When Biden took charge, however, he threw out any pretense of a carefully staged or thoughtful withdrawal.
First came the decision on July 2 to shutter Bagram Air Force base, the central hub of the U.S. presence and security. Six days later Biden shocked everyone, including the Afghan government, by announcing he was speeding up the U.S. withdrawal deadline to August 31—two weeks earlier than originally planned. By July 21 the Taliban controlled half of Afghanistan, despite Biden’s assurances to Americans that the collapse of the country was “not inevitable.” Three weeks later the Taliban took the capital Kabul, where the remaining American presence had shrunk to the U.S. embassy perimeter.
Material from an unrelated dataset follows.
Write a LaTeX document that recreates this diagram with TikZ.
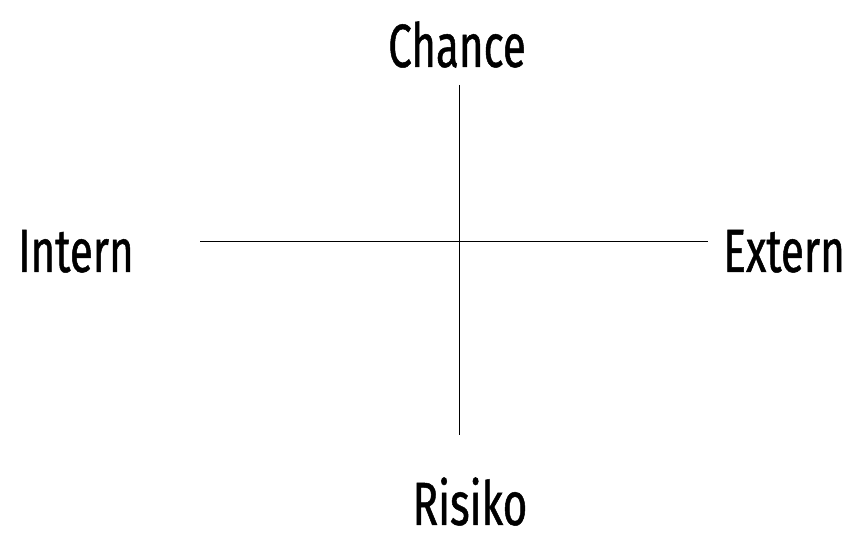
\documentclass[tikz,border=0pt]{standalone}
\usepackage{fontspec}
\setmainfont[FakeStretch=0.69, FakeBold=0.8]{Fira Sans}
\usetikzlibrary{positioning}

\begin{document}
\begin{tikzpicture}[x=1pt, y=1pt,
    axis/.style={line width=1pt, black},
    pole/.style={font=\fontsize{61}{61}\selectfont, inner sep=0pt}
]
\useasboundingbox (0,0) rectangle (850,534);
% --- Achsenenden ---
\coordinate (top) at (459,449);
\coordinate (bot) at (459,99);
\coordinate (lft) at (200,292);
\coordinate (rgt) at (708,292);

% --- Achsen ---
\draw[axis] (top) -- (bot);
\draw[axis] (lft) -- (rgt);

% --- Beschriftungen ---
\node[pole, anchor=base] (chance) at (457,467) {Chance};
\node[pole, anchor=base] (risiko) at (470,9) {Risiko};
\node[pole, anchor=base west] (intern) at (18,262) {Intern};
\node[pole, anchor=base east] (extern) at (845,262) {Extern};
\end{tikzpicture}
\end{document}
What happened next was a human tragedy and a series of disastrous optics. While Biden assured the public there would be no images of helicopters leaving the U.S. embassy roof as happened during the abandonment of Saigon in 1975, what they did get were images of desperate Afghans chasing after a U.S. C-17 on the Kabul airport runway–even clinging to the plane’s wheel wells as it took off, then falling to their deaths. Meanwhile, the embassy grounds were swamped by thousands of Afghans fleeing Taliban retribution.
Biden’s other broken promise was that no Americans would be left behind. In fact, hundreds of Americans were stuck in-country along with thousands of Afghans who had loyally served with us against the Taliban. It required private agencies like Project Dynamo to do what the Biden team was unwilling or unable to do, namely making sure Americans who wanted to get were able to get out.
Then on August 16 came the suicide bomber attack that killed 13 U.S. service members, followed by a botched attempt to take out another would-be bomber, which resulted in the death of an Afghan aid worker and seven children.
At the same time, Biden’s statement in an interview that none of his generals had disagreed with the decision to flee Afghanistan, turned out to be another falsehood.
But perhaps the final blow to Biden’s reputation came with the air strike on Al Qaeda leader Zawahiri as he was visiting Kabul. If the president and his team hoped this would make Biden look bad and bold—as when Donald Trump had taken out IRGC head Suleimani–the public realized this really meant Al Qaeda was back in business in Afghanistan.
In effect, we had come full circle, back where we were when Operation Enduring Freedom was first launched more than 20 years earlier. The Taliban decided to underline our humiliation with a victory parade with some of the $7 billion of captured US equipment, from Humvees to attack helicopters. That video became the emblem of the worst U.S. foreign policy disaster in more than 40 years—and the image of Biden as not only incompetent but dishonest.
That impression was reflected in the polls. When Biden first announced plans for a withdrawal from Afghanistan in April, his approval rating stood at 52.5 percent. By the end of August, an NPR/PBS NewsHour/Marist poll showed his approval had slumped to 43 percent. It’s never recovered since.
If the Tuesday midterms turn out to be a disaster for Democrats, they can blame their policies on crime, on the border, on COVID lockdowns, and their promotion of CRT and drag queens in kindergartens.
But in the end it’s their president’s decisions in Afghanistan that set them off on their downward spiral. It was during July and August 2021 that–to paraphrase Winston Churchill–those terrible words were first pronounced against them: Thou art weighed in the balance and found wanting.
Starting with their chief executive.